De tout temps, les peuples ont toujours migré, poussés par des raisons économiques, sociales ou politiques. Le changement climatique vient aujourd’hui s’ajouter aux facteurs de migration : un nombre grandissant d’individus quittent des territoires exposés aux dérèglements climatiques pour s’installer, ailleurs dans leur pays, dans des régions où ils pourront reconstruire leur vie.
Sécheresse, inondations, ouragans, tremblements de terre, érosion des côtes, selon l’International Displacement Monitoring Center (IDMC), au cours de la dernière décennie, les catastrophes naturelles ont déplacé cent soixante-six millions de personnes, soit en moyenne chaque année près de 27,5 millions. Si un grand nombre d’entre elles trouve refuge dans leur propre pays, certaines doivent partir à l’étranger. Or, ces dernières ne bénéficient d’aucune protection juridique internationale. Elles ne sont, en effet, pas protégées par la convention de Genève de 1951. L’afflux de migrants et de réfugiés cherchant asile en Europe est aujourd’hui principalement causé par les guerres civiles et l’effondrement des Etats au Moyen-Orient, mais le rôle du climat, bien qu’impossible à chiffrer, est plus que probable. Si l’Europe en sent déjà les effets directs et indirects, l’ampleur de ces migrations va excéder ce que nous connaissons actuellement, préviennent plusieurs experts, et toucher tous les continents.
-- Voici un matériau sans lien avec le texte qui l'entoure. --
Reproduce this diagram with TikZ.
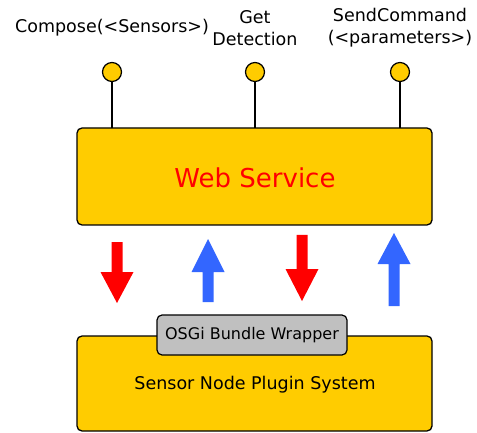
\documentclass[tikz,border=0pt]{standalone}
\usepackage{fontspec}
\setmainfont{DejaVu Sans}
\definecolor{ygold}{HTML}{FFCC00}
\definecolor{agray}{HTML}{C0C0C0}
\definecolor{ablue}{HTML}{3366FF}
\definecolor{ared}{HTML}{FF0000}
\begin{document}
\begin{tikzpicture}[x=1pt,y=-1pt,
  box/.style={draw=black,line width=1.3pt,fill=ygold,rounded corners=5pt},
  pin/.style={circle,draw=black,line width=1.2pt,fill=ygold,minimum size=19pt,inner sep=0pt},
  lbl/.style={font=\fontsize{17.5}{22}\selectfont,align=center,inner sep=0pt},
  stem/.style={line width=1.2pt},
  redarrow/.style={fill=ared,draw=none},
  bluearrow/.style={fill=ablue,draw=none}]
\useasboundingbox (0,0) rectangle (477,433);
% boxes
\draw[box] (77,128) rectangle (432,225);
\node (ws) at (254.5,176.5) [minimum width=355pt,minimum height=97pt,inner sep=0pt] {};
\node[text=ared,font=\fontsize{26}{30}\selectfont] (wstext) at (255,178) {Web Service};
\draw[box] (77,336) rectangle (432,431);
\node (sn) at (254.5,383.5) [minimum width=355pt,minimum height=95pt,inner sep=0pt] {};
\node[font=\fontsize{17.5}{20}\selectfont] (sntext) at (255,385) {Sensor Node Plugin System};
\node[draw=black,line width=1.2pt,fill=agray,rounded corners=5pt,minimum width=190pt,minimum height=40pt,inner sep=0pt,font=\fontsize{16}{19}\selectfont] (osgi) at (252,335) {OSGi Bundle Wrapper};
% pins
\node[pin] (p1) at (112,72) {};
\node[pin] (p2) at (255,72) {};
\node[pin] (p3) at (400,72) {};
\draw[stem] (p1) -- (p1 |- ws.north);
\draw[stem] (p2) -- (p2 |- ws.north);
\draw[stem] (p3) -- (p3 |- ws.north);
% labels
\node[lbl] (l1) at (112,28) {Compose(<Sensors>)};
\node[lbl] (l2) at (255,28) {Get\\Detection};
\node[lbl] (l3) at (400,28) {SendCommand\\(<parameters>)};
% arrows
\fill[redarrow] (111.5,242) -- (122.5,242) -- (122.5,272) -- (133.5,272) -- (117,303) -- (100.5,272) -- (111.5,272) -- cycle;
\fill[bluearrow] (202.5,302) -- (213.5,302) -- (213.5,272) -- (224.5,272) -- (208,239) -- (191.5,272) -- (202.5,272) -- cycle;
\fill[redarrow] (296.5,235) -- (307.5,235) -- (307.5,269) -- (318.5,269) -- (302,301) -- (285.5,269) -- (296.5,269) -- cycle;
\fill[bluearrow] (388.5,306) -- (399.5,306) -- (399.5,264) -- (410.5,264) -- (394,233) -- (377.5,264) -- (388.5,264) -- cycle;
\end{tikzpicture}
\end{document}
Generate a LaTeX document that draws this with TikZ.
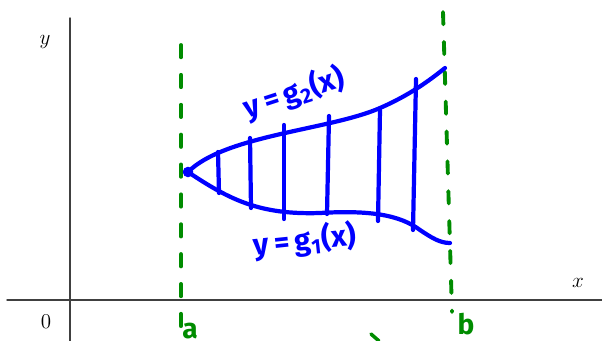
\documentclass[tikz,border=0pt]{standalone}
\usepackage{fontspec}
\newfontfamily\handfont{Fira Sans}
\begin{document}
\begin{tikzpicture}[x=0.02cm, y=-0.02cm, line join=round, line cap=round]
			\tikzset{
				axis/.style={draw=black!75, line width=0.8pt},
				bound/.style={draw=green!55!black, line width=2.2pt, dash pattern=on 7pt off 10pt},
				curve/.style={draw=blue, line width=2.4pt},
				hand/.style={font=\handfont\bfseries\fontsize{17}{19}\selectfont, text=blue, inner sep=0pt},
			}
			\useasboundingbox (0,0) rectangle (602,341);
			\path
			(7,300) coordinate (X0)
			(602,300) coordinate (X1)
			(70,18) coordinate (Y0)
			(70,341) coordinate (Y1)
			(181,45) coordinate (A0)
			(181,341) coordinate (A1)
			(443,12) coordinate (B0)
			(452,312) coordinate (B1)
			(188,172) coordinate (P)
			(445,68) coordinate (Q)
			(450,243) coordinate (R)
			;
			\draw[axis] (X0)--(X1) (Y0)--(Y1);
			\node (ylab) at (45,42) {\large$y$};
			\node (xlab) at (578,283) {\large$x$};
			\node (orig) at (46,322) {\large$0$};
			% bounds x=a and x=b
			\draw[bound] (A0)--(A1);
			\draw[bound] (B0)--(B1);
			\node[font=\handfont\bfseries\fontsize{16}{18}\selectfont, text=green!55!black, inner sep=0pt] (alab) at (190,331) {a};
			\node[font=\handfont\bfseries\fontsize{16}{18}\selectfont, text=green!55!black, inner sep=0pt] (blab) at (466,324) {b};
			\draw[green!55!black, line width=2pt] (371,334) -- (379,341);
			% the region
			\draw[curve] (P) .. controls (225,135) and (330,130) .. (380,108) .. controls (410,95) and (430,80) .. (Q);
			\draw[curve] (P) .. controls (230,200) and (260,215) .. (320,213) .. controls (370,210) and (400,215) .. (420,230) .. controls (432,238) and (440,243) .. (R);
			\fill[blue] (P) circle (3pt);
			\foreach \xa/\ya/\xb/\yb in {218/152/219/193, 250/138/251/208, 284/125/284/219, 329/116/327/214, 380/110/378/221, 416/79/413/230}
			\draw[curve] (\xa,\ya)--(\xb,\yb);
			\node[hand, rotate=18] (g2) at (294,93) {y\,=\,g\textsubscript{2}(x)};
			\node[hand, rotate=6] (g1) at (305,241) {y\,=\,g\textsubscript{1}(x)};
		\end{tikzpicture}
\end{document}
Dans les années à venir, le changement climatique conduira à une dégradation des terres et à une raréfaction des ressources en eau. Les terres agricoles disponibles pourraient diminuer fortement d’ici à 2050, quand l’écart entre les besoins en eau et les ressources disponibles pourrait atteindre 40 % dans les deux prochaines décennies. Cette année simplement, soixante millions de personnes pourraient migrer des parties dégradées de l’Afrique sub-saharienne vers l’Afrique du Nord et l’Europe. La question climatique est devenue un facteur majeur de déstabilisation et de migrations dans le siècle en cours.
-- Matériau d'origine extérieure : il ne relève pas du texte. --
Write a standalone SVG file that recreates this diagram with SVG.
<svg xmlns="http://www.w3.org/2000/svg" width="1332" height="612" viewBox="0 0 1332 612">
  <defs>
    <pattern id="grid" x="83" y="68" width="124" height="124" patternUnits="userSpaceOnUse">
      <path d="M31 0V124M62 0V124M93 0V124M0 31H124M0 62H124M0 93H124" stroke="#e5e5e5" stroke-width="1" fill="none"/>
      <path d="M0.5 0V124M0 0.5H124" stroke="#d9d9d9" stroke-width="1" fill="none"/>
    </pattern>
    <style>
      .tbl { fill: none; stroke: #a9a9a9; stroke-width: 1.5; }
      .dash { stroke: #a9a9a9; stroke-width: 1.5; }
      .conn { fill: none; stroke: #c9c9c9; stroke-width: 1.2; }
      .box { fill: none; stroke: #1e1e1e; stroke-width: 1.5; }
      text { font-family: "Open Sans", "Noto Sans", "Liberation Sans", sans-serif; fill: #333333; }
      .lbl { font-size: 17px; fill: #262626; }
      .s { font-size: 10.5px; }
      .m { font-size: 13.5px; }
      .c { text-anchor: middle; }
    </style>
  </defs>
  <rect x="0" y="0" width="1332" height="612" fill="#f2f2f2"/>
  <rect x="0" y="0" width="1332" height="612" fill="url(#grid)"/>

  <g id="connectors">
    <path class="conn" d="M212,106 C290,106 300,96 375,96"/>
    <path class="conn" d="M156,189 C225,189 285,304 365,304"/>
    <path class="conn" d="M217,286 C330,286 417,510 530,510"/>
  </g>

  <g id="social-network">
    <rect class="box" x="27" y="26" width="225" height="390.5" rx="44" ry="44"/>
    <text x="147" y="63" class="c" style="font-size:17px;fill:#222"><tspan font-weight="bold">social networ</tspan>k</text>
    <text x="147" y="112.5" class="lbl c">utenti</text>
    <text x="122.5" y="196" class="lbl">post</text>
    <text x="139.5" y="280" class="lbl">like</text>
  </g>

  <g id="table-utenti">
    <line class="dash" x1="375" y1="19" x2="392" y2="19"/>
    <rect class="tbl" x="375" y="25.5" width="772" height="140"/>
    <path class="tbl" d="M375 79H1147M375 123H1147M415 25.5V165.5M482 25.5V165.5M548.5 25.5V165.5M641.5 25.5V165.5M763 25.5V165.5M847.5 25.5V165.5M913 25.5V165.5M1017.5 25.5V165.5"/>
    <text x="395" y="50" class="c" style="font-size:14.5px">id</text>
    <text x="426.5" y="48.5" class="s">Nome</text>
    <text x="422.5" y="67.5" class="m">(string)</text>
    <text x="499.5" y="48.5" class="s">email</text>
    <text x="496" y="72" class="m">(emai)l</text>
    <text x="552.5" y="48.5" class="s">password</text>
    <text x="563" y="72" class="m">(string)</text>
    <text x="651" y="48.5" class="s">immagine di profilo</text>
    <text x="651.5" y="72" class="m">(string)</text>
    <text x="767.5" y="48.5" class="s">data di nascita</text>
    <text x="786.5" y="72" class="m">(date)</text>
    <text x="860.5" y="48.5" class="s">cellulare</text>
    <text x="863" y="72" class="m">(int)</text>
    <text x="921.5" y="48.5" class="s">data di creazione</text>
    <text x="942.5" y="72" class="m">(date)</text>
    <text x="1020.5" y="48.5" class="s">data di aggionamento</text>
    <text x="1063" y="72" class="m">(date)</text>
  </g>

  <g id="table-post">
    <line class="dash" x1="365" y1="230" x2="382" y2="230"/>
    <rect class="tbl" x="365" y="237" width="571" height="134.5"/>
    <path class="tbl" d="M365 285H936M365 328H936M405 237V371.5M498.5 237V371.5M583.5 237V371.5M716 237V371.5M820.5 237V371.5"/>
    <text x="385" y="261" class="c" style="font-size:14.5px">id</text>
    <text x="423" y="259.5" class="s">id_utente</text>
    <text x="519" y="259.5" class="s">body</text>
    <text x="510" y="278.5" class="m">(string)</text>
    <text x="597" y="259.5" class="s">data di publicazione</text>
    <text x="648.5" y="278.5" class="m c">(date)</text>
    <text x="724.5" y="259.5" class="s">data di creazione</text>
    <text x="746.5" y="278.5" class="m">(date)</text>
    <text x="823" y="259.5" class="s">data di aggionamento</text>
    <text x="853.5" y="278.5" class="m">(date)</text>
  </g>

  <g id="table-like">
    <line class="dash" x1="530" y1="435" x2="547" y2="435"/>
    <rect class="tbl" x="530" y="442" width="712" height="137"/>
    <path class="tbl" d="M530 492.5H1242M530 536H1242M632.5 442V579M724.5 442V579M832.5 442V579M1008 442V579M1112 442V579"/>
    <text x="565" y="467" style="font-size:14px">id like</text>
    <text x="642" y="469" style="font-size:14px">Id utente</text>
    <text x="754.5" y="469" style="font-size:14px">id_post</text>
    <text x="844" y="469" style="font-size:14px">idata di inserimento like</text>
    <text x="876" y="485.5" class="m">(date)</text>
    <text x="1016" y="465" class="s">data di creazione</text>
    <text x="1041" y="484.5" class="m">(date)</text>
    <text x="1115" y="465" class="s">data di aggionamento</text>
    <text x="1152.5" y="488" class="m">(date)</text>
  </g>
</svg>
Une nouvelle étude de la Banque mondiale intitulée « Se préparer aux migrations climatiques internes » analyse ce phénomène récent et ses effets à l’horizon 2050 en se penchant sur trois régions du monde : l’Afrique subsaharienne, l’Asie du Sud et l’Amérique latine. Ses conclusions sont implacables : si l’on n’agit pas de toute urgence contre le changement climatique et pour le développement, ces régions pourraient être globalement confrontées à la présence de plus de cent quarante millions de migrants climatiques internes d’ici 2050. Des habitants forcés de se déplacer en raison des sécheresses, des mauvaises récoltes, de l’élévation du niveau de la mer et de l’aggravation des ondes de tempêtes.
Mais il est encore possible d’éviter le pire : le nombre de migrants climatiques pourrait être réduit de 80% grâce à des mesures concertées au niveau mondial. Il est notamment indispensable d’intensifier les efforts internationaux destinés à réduire les émissions de gaz à effet de serre afin d’atténuer la hausse mondiale des températures mais aussi, au niveau de chaque pays, de mettre en place des plans de développement solides.